With the volume of people moving through the space, waste from these premises was a key concern. As such, tenants must sign green leases that stipulate the use of recyclable/biodegradable takeaway containers, among other environmental controls.
A courtyard that’s more than a parking lot
The biggest change will be to breathe life into the courtyard and the underutilised rear of the building, which provides valuable shelter from the elements given the seaside location.
Ripberger says that the designers wanted the courtyard to function better for people rather than as a carpark.
“Because it’s prime real estate, and we want people to use it – because it is beautiful.”
Pedestrians will have direct access from the park and Bondi’s shop front down into the courtyard, which will be designed for adaptable uses – everything form music events to small markets.
“The building should not have a back when it sits within Bondi Park.”
The courtyard itself will be adorned with modern versions of the art deco colonnades out the front to provide shade and shelter and unify all sides of the courtyard. A direct line of sight out to sea will be established.
Restored to former glory
The building is getting the full heritage treatment including replacing the entire roof with the original Cordova tiles to replace the concrete ones put in after the war. Any intrusive add-ons that have been tacked on over the years will be removed, restoring the original symmetry of the building.
The old masonry building has good bones for keeping itself cool passively, Ripberger says, and is well placed to take advantage of naturally ventilating ocean breezes.
In addition, the enclosed atrium on the top of the building will be opened up to the elements for improved natural ventilation, acting as the “lungs of the building”.

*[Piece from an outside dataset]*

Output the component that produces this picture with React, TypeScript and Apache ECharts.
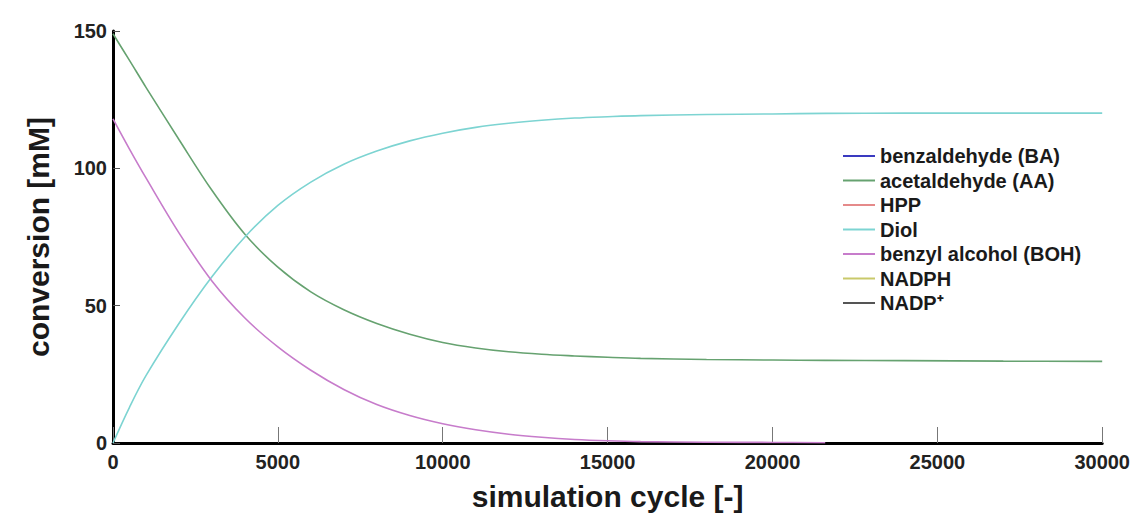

Some spaces will need airconditioning but as in keeping with Green Star requirements, there will be operable doors and windows so that that cool air is kept in.
The building will also tap into the council’s stormwater recycling plant in Tamarama Park to meet its water needs, where suitable, and produce some of its own renewable power onsite with rooftop panels in places that don’t diminish the heritage aesthetic.
Plans to procure renewable energy to meet all of the Waverly Council’s energy needs will see the building run fully on renewables.